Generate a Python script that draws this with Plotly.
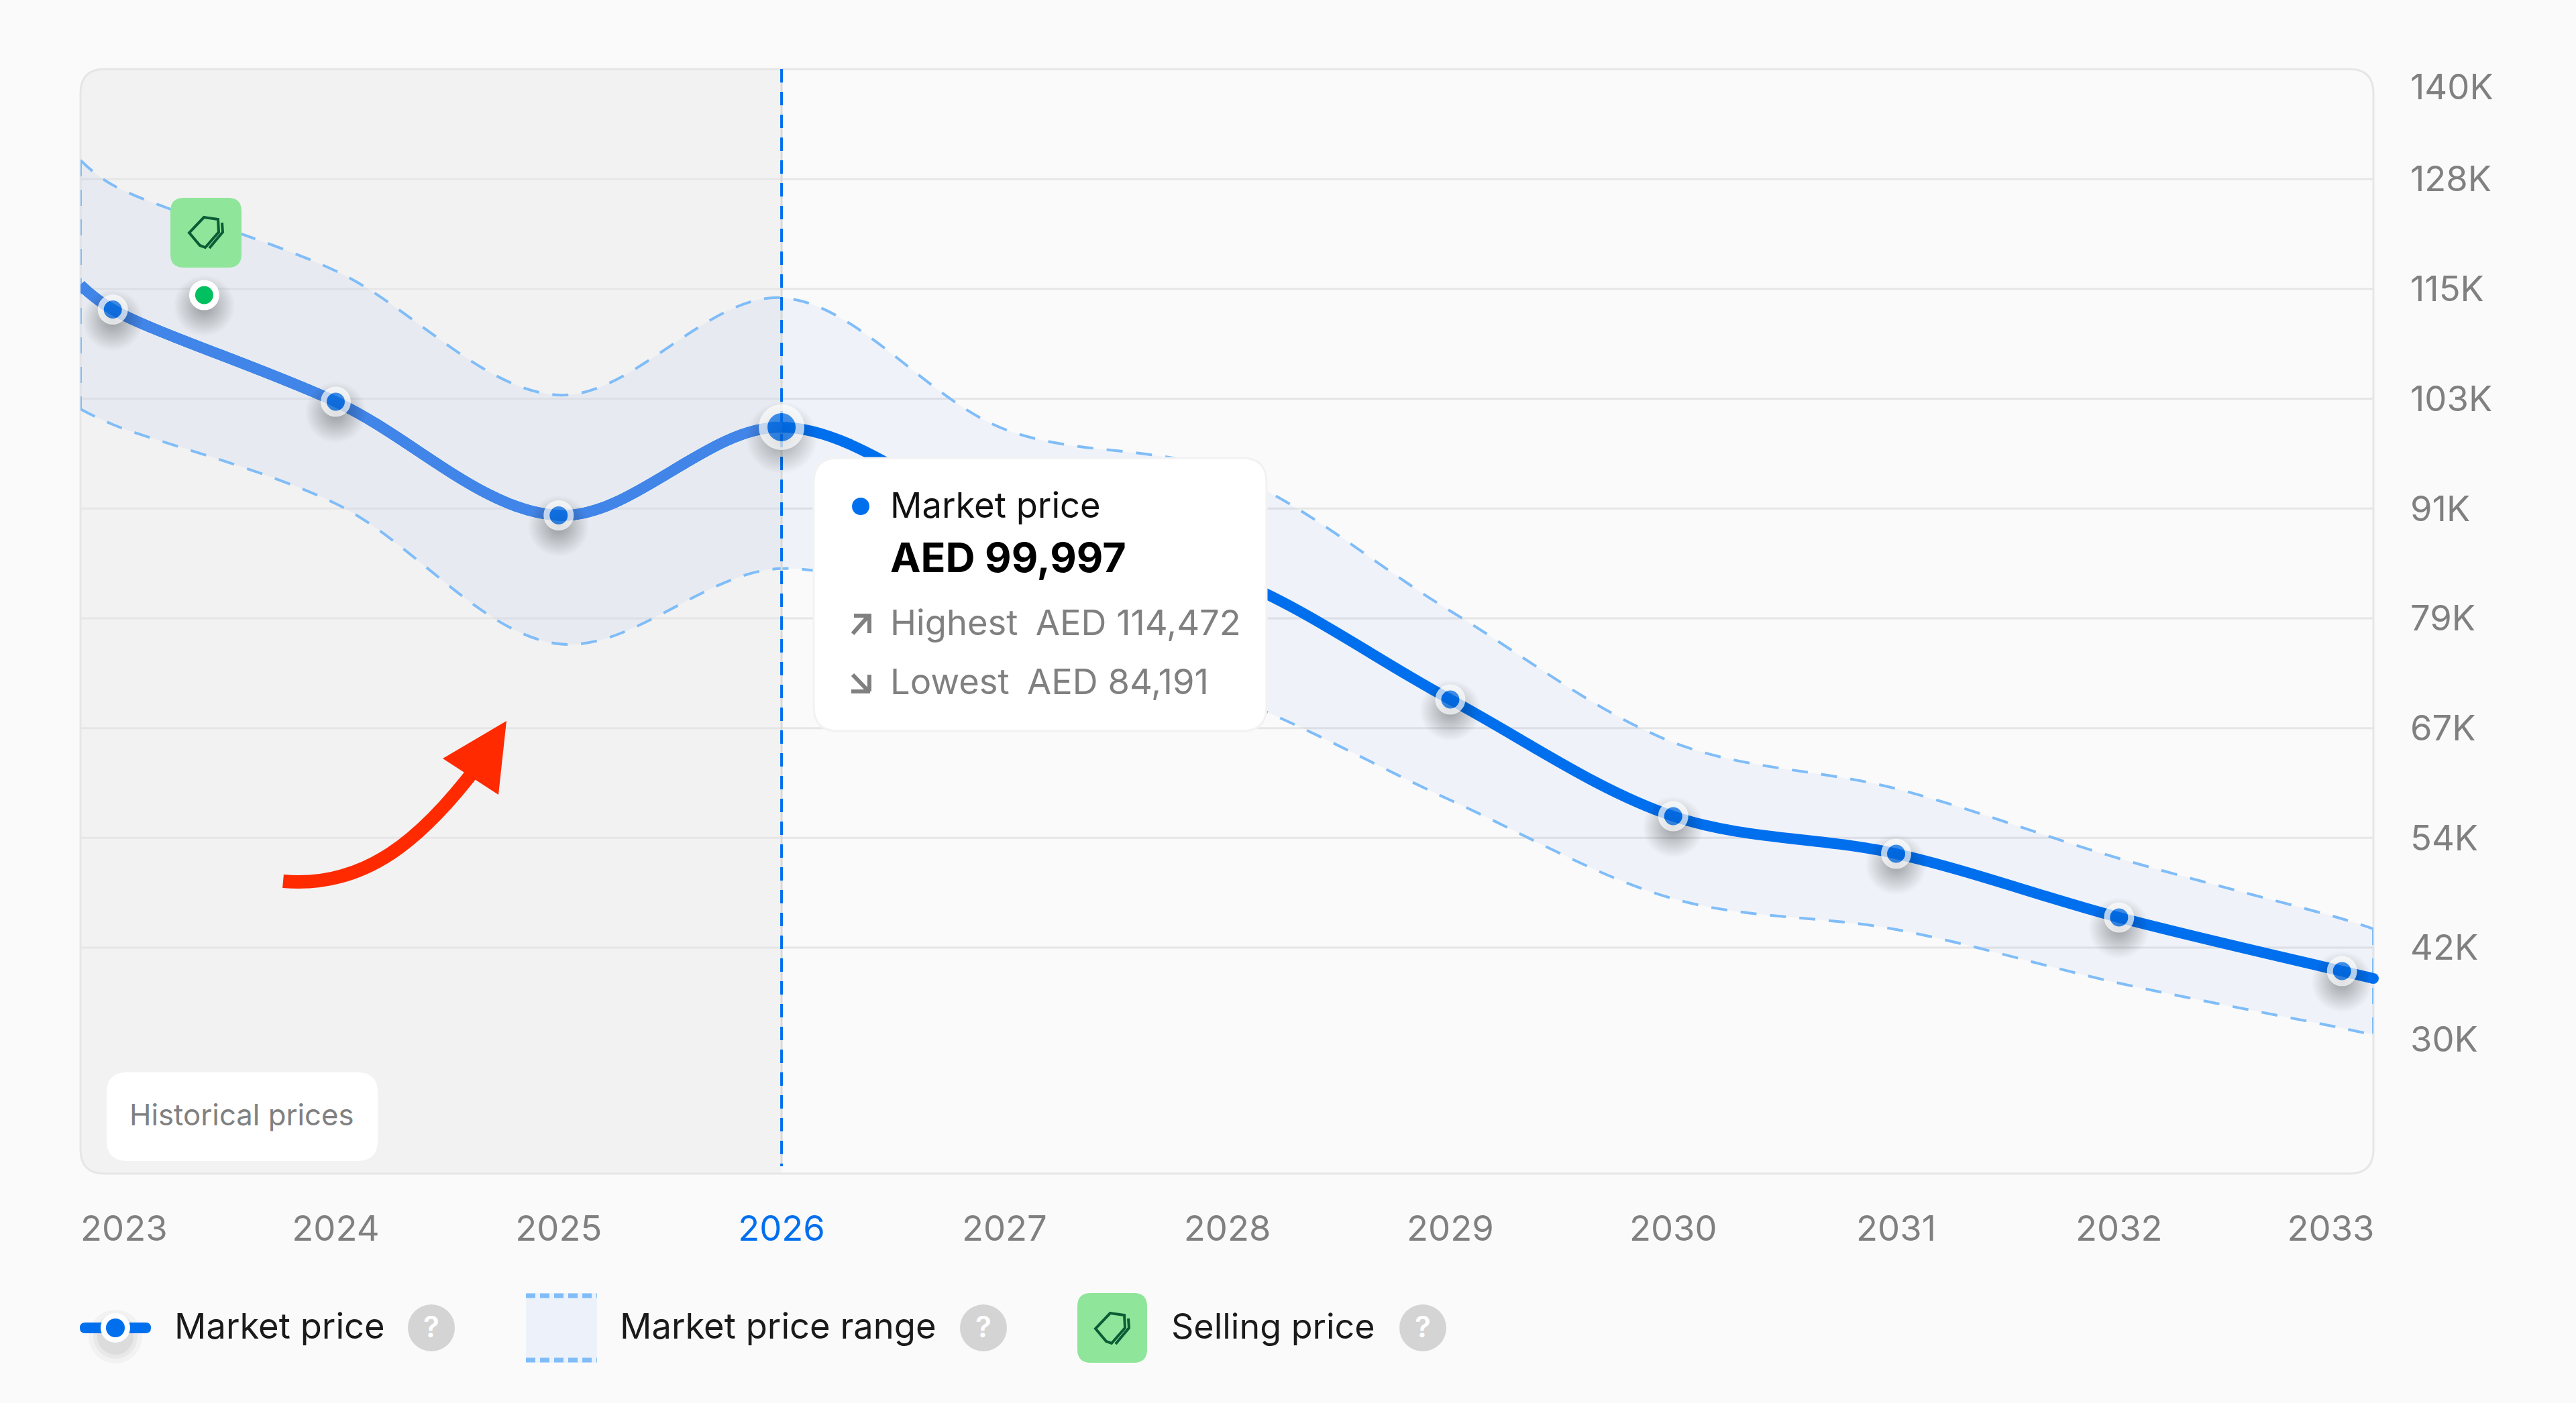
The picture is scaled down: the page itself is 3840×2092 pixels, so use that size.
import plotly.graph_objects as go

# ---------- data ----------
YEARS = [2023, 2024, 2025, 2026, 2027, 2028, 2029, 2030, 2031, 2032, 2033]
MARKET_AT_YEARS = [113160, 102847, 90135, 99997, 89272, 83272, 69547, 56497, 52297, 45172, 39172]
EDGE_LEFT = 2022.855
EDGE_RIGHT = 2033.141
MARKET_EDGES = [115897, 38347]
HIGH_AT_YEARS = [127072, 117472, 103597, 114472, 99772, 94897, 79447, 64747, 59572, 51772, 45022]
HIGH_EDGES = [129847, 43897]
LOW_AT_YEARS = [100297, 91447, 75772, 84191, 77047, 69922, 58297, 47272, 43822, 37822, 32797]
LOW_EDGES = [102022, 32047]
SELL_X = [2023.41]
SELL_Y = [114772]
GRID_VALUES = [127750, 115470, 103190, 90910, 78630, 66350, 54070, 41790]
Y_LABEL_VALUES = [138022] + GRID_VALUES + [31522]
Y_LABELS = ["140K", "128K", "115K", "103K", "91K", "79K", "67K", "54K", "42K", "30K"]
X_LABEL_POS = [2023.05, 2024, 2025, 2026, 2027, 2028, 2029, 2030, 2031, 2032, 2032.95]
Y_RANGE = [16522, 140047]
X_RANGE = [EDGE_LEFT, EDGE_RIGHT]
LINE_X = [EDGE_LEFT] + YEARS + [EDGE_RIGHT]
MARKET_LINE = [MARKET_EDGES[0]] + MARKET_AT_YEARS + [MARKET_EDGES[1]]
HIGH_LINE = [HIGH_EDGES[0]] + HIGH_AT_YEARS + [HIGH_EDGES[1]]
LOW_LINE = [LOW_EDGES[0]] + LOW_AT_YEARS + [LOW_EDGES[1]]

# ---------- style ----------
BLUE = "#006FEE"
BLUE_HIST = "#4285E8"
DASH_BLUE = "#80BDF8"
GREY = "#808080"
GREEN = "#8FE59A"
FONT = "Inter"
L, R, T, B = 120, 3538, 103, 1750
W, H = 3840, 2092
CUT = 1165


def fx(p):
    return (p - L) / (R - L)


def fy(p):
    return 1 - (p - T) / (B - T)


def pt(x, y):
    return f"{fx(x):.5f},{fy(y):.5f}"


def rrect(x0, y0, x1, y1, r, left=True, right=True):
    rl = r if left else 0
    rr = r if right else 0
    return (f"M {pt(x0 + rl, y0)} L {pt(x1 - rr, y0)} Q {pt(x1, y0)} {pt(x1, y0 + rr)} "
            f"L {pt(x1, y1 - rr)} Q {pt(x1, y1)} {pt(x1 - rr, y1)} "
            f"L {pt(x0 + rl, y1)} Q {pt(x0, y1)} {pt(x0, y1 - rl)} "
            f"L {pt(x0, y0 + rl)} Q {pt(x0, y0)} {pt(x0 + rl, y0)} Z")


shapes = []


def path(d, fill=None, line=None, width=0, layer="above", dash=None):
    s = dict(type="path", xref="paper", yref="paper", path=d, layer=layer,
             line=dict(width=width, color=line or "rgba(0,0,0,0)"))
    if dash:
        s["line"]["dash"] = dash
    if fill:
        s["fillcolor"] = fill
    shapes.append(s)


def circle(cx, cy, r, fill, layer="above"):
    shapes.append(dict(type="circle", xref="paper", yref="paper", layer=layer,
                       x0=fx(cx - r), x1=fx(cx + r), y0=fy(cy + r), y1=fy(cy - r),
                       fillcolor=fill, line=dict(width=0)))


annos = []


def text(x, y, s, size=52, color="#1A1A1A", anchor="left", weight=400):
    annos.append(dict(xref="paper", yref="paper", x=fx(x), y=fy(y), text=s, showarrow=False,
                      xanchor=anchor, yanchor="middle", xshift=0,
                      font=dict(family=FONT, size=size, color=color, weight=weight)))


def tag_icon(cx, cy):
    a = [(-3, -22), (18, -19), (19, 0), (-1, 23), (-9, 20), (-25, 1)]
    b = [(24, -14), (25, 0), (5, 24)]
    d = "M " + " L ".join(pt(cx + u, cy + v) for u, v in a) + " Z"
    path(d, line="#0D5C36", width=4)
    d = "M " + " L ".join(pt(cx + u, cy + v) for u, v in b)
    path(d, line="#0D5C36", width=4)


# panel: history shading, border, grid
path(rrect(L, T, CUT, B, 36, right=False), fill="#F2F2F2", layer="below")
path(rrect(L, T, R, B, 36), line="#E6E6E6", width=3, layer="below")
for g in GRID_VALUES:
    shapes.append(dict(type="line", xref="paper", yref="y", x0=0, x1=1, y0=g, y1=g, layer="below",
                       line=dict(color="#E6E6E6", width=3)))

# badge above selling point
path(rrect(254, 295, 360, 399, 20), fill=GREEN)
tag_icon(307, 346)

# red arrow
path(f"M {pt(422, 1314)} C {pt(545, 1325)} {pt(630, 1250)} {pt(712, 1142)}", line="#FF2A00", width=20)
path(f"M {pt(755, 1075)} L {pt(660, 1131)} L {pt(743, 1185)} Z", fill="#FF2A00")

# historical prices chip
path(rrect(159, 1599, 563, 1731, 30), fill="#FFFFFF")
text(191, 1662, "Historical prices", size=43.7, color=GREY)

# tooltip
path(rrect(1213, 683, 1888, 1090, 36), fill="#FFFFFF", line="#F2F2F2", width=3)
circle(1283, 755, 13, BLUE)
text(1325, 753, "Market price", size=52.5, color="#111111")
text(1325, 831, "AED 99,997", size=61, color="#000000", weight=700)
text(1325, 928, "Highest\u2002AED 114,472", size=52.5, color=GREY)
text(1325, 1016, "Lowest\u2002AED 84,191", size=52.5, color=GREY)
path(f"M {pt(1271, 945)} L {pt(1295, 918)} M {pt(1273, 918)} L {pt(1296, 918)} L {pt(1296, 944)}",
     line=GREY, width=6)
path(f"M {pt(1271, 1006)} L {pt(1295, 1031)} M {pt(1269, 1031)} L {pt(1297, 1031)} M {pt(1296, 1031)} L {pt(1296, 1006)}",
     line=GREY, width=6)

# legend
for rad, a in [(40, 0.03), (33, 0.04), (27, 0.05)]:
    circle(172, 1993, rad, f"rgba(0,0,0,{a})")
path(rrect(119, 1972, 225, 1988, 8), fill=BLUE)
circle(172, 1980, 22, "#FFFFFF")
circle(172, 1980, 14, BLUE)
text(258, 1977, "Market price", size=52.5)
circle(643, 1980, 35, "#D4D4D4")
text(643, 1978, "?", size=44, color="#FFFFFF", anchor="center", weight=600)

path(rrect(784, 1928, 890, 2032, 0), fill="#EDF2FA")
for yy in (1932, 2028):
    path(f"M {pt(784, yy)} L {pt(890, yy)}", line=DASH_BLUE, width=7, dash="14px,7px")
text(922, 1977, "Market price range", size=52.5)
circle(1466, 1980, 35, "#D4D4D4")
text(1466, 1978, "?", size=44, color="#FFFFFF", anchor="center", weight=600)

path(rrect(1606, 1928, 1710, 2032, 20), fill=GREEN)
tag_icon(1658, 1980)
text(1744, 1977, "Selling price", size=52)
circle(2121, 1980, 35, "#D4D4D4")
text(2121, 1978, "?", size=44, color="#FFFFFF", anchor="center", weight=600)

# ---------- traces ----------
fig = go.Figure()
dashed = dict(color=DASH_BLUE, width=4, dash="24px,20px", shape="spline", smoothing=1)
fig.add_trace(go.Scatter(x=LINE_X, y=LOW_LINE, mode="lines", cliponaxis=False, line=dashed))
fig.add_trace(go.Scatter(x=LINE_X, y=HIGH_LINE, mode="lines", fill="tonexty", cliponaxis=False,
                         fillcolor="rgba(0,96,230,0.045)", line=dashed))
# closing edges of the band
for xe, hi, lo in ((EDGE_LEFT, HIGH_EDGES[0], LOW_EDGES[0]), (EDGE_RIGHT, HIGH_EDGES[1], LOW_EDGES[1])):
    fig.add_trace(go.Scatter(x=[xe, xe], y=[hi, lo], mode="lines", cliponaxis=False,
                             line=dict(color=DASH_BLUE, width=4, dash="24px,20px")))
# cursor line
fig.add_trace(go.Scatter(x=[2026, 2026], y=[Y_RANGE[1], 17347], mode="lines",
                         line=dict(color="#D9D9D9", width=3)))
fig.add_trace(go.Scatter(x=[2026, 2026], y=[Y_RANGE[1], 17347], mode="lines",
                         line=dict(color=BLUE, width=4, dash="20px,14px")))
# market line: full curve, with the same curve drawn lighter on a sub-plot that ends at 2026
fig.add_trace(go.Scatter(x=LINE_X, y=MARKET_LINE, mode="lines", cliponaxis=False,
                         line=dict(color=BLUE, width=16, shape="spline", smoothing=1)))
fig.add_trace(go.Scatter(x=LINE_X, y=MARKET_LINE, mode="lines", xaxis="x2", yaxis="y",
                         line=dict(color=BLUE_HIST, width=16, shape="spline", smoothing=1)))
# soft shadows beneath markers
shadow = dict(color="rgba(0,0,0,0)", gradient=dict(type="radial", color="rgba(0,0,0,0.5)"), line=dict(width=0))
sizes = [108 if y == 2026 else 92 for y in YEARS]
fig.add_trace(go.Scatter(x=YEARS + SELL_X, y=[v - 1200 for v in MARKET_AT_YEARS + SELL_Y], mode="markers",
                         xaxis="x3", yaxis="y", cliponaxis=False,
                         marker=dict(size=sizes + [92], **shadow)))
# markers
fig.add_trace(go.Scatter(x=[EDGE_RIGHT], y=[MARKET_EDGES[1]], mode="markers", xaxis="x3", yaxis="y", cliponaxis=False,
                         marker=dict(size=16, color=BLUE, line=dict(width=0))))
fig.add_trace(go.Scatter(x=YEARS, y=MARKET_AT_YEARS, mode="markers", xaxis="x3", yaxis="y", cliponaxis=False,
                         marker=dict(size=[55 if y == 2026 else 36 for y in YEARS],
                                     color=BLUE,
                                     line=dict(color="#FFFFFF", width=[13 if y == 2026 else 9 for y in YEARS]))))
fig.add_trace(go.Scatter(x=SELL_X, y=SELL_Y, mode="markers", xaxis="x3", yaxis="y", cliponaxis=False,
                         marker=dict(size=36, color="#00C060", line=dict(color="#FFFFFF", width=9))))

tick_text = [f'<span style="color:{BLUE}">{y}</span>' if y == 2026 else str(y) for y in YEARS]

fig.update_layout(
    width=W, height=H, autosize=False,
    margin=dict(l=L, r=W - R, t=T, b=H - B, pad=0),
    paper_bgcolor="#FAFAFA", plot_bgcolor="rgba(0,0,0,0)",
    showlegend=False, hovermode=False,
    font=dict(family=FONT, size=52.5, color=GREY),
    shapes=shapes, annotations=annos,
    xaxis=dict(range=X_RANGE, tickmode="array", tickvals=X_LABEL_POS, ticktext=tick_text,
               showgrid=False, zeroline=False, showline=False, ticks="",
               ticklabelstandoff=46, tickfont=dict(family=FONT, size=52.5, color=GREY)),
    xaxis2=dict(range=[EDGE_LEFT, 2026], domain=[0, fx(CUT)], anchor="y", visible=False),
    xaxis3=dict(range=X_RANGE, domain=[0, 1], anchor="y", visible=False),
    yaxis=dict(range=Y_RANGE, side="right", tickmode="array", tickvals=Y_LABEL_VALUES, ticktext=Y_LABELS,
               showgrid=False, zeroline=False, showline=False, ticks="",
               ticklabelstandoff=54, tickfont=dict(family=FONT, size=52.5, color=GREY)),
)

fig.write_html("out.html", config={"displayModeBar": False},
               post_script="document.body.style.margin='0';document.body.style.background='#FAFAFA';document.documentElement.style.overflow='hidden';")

+++

Your task is to return the lines above, from the first one up to and including the line containing "import plotly.graph_objects as go", minus any pictures.

Generate a Python script that draws this with Plotly.
The picture is scaled down: the page itself is 3840×2092 pixels, so use that size.
import plotly.graph_objects as go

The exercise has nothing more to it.